I think recently Frank Ocean. I mean he’s not signed is he which is amazing so he’s quite an inspiration.

Well I mean neither are you guys, are you?

Yeah, we’re not signed but it shows you don’t need it really. As long as you’re good, nice and have your head screwed on.

Is being signed something you want?

Nah, you don’t need it, everyone has it as a status thing. I make the same money as signed bands, the only difference is my money is my money, it’s not a debt from a record company that I’ve borrowed.

9.       Ultimate aspiration for the band?

Well it’s just fun, isn’t it? We’ve all got jobs so it’s just nice that a couple of weeks every year we can come in, do this and play to a load of people. Doing larger venues would be nice but I’m comfortable with the size we’re already doing. It is what it is. Everyone wants to be in the biggest band in the world but…

No arena’s then?

I can’t be arsed to play arenas, you have to play for ages.
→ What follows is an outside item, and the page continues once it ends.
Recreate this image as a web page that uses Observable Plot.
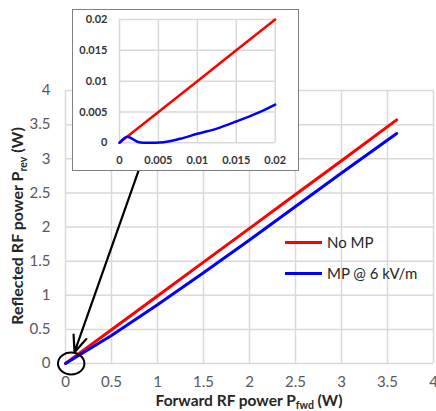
<!DOCTYPE html>
<html>
<head>
<meta charset="utf-8">
<script src="https://cdn.jsdelivr.net/npm/d3@7"></script>
<script src="https://cdn.jsdelivr.net/npm/@observablehq/plot@0.6"></script>
<style>
  html, body { margin: 0; padding: 0; background: #fff; }
  #wrap { position: relative; width: 436px; height: 411px; overflow: hidden; font-family: Lato, "Open Sans", sans-serif; }
  #inset { position: absolute; left: 73px; top: 10px; width: 225px; height: 160px; background: #fff; outline: 1.5px solid #7f7f7f; }
  .leg { position: absolute; height: 3px; width: 37px; }
  .legt { position: absolute; font-size: 15px; line-height: 18px; color: #262626; white-space: nowrap; }
</style>
</head>
<body>
<div id="wrap">
  <div id="main"></div>
  <div id="inset"></div>
  <div class="leg" style="left:285px;top:241px;background:#ff0000"></div>
  <div class="legt" style="left:327px;top:233px">No MP</div>
  <div class="leg" style="left:285px;top:272px;background:#0000ff"></div>
  <div class="legt" style="left:327px;top:264px">MP @ 6 kV/m</div>
</div>
<script>
// ---- Main chart data ----
const mainTicks = [0, 0.5, 1, 1.5, 2, 2.5, 3, 3.5, 4];
const noMP_x = [0, 0.5, 1, 1.5, 2, 2.5, 3, 3.6];
const noMP_y = [0, 0.495, 0.99, 1.485, 1.98, 2.475, 2.97, 3.57];
const mp_x = [0, 0.5, 1, 1.5, 2, 2.5, 3, 3.6];
const mp_y = [0, 0.41, 0.86, 1.33, 1.81, 2.3, 2.79, 3.37];

// ---- Inset data ----
const insetTicks = [0, 0.005, 0.01, 0.015, 0.02];
const insetTickLabels = ["0", "0.005", "0.01", "0.015", "0.02"];
const inNoMP_x = [0, 0.005, 0.01, 0.015, 0.02];
const inNoMP_y = [0, 0.005, 0.01, 0.015, 0.02];
const inMP_x = [0, 0.001, 0.0025, 0.0036, 0.0057, 0.0078, 0.01, 0.0125, 0.0151, 0.0177, 0.02];
const inMP_y = [0, 0.001, 0.0001, 0, 0.0001, 0.00065, 0.00146, 0.0023, 0.0035, 0.0048, 0.0062];

// ---- annotations (data coords) ----
const circleAt = [{x: 0.062, y: 0}];
const arrowSeg = [{x1: 0.827, y1: 2.95, x2: 0.098, y2: 0.166}];

const zip = (xs, ys) => xs.map((x, i) => ({x, y: ys[i]}));
const fmt = d => String(d);

const ellipseSymbol = {
  draw(ctx, size) {
    const r = Math.sqrt(size / Math.PI), a = r * 1.1, b = r * 0.92, k = 0.5523;
    ctx.moveTo(a, 0);
    ctx.bezierCurveTo(a, k * b, k * a, b, 0, b);
    ctx.bezierCurveTo(-k * a, b, -a, k * b, -a, 0);
    ctx.bezierCurveTo(-a, -k * b, -k * a, -b, 0, -b);
    ctx.bezierCurveTo(k * a, -b, a, -k * b, a, 0);
    ctx.closePath();
  }
};

const main = Plot.plot({
  width: 436, height: 411,
  marginLeft: 65, marginRight: 3, marginTop: 90, marginBottom: 48,
  x: {domain: [0, 4]},
  y: {domain: [0, 4]},
  style: {fontFamily: "Lato, 'Open Sans', sans-serif", fontSize: "15px", color: "#595959", background: "transparent", overflow: "visible"},
  marks: [
    Plot.ruleX(mainTicks, {stroke: "#d9d9d9", strokeWidth: 1.5}),
    Plot.ruleY(mainTicks, {stroke: "#d9d9d9", strokeWidth: 1.5}),
    Plot.axisX({ticks: mainTicks, tickFormat: fmt, tickSize: 0, tickPadding: 13, label: null}),
    Plot.axisY({ticks: mainTicks, tickFormat: fmt, tickSize: 0, tickPadding: 15, label: null}),
    Plot.line(zip(noMP_x, noMP_y), {x: "x", y: "y", stroke: "#ff0000", strokeWidth: 3}),
    Plot.line(zip(mp_x, mp_y), {x: "x", y: "y", stroke: "#0000ff", strokeWidth: 3}),
    Plot.dot(circleAt, {x: "x", y: "y", r: 12, symbol: ellipseSymbol, fill: "none", stroke: "#000", strokeWidth: 2}),
    Plot.arrow(arrowSeg, {x1: "x1", y1: "y1", x2: "x2", y2: "y2", stroke: "#000", strokeWidth: 2.2, headLength: 12, headAngle: 45})
  ]
});
document.getElementById("main").appendChild(main);

const svg = d3.select(main);
// x title
const xt = svg.append("text").attr("x", 249).attr("y", 406).attr("text-anchor", "middle")
  .attr("font-size", 15.5).attr("font-weight", "bold").attr("fill", "#262626");
xt.append("tspan").text("Forward RF power P");
xt.append("tspan").attr("font-size", 10.5).attr("dy", 2.5).text("fwd");
xt.append("tspan").attr("dy", -2.5).text(" (W)");
// y title
const yt = svg.append("text").attr("transform", "translate(23,226) rotate(-90)").attr("text-anchor", "middle")
  .attr("font-size", 16).attr("font-weight", "bold").attr("fill", "#262626");
yt.append("tspan").text("Reflected RF power P");
yt.append("tspan").attr("font-size", 10.5).attr("dy", 4).text("rev");
yt.append("tspan").attr("dy", -4).text(" (W)");

const inset = Plot.plot({
  width: 225, height: 160,
  marginLeft: 46, marginRight: 23.3, marginTop: 9, marginBottom: 27.7,
  x: {domain: [0, 0.02]},
  y: {domain: [0, 0.02]},
  style: {fontFamily: "Lato, 'Open Sans', sans-serif", fontSize: "11px", fontWeight: "bold", color: "#333333", background: "transparent", overflow: "visible"},
  marks: [
    Plot.ruleX(insetTicks, {stroke: "#d9d9d9", strokeWidth: 1.5}),
    Plot.ruleY(insetTicks, {stroke: "#d9d9d9", strokeWidth: 1.5}),
    Plot.axisX({ticks: insetTicks, tickFormat: (d, i) => insetTickLabels[i], tickSize: 0, tickPadding: 13, label: null}),
    Plot.axisY({ticks: insetTicks, tickFormat: (d, i) => insetTickLabels[i], tickSize: 0, tickPadding: 12, label: null}),
    Plot.line(zip(inNoMP_x, inNoMP_y), {x: "x", y: "y", stroke: "#ff0000", strokeWidth: 2.5}),
    Plot.line(zip(inMP_x, inMP_y), {x: "x", y: "y", stroke: "#0000ff", strokeWidth: 2.5, curve: "monotone-x"})
  ]
});
document.getElementById("inset").appendChild(inset);
</script>
</body>
</html>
We only have to play for an hour- I guess it would be nice but I couldn’t deal with it, lots of pressure.

10.   Are you working on any new material at the moment and what can we expect from it?

We’ve not set ourselves a deadline to meet, we’re just doing what we can when we can. What we’ve written so far is in the same world but it’s better. Because we’re so proud of Simplicity we don’t want to put anything out there that isn’t at least as good, if it takes a couple of years then so be it. That’s another thing about not being signed, I mean you can’t just disappear because people will forget you but we have less pressure. We have a plan.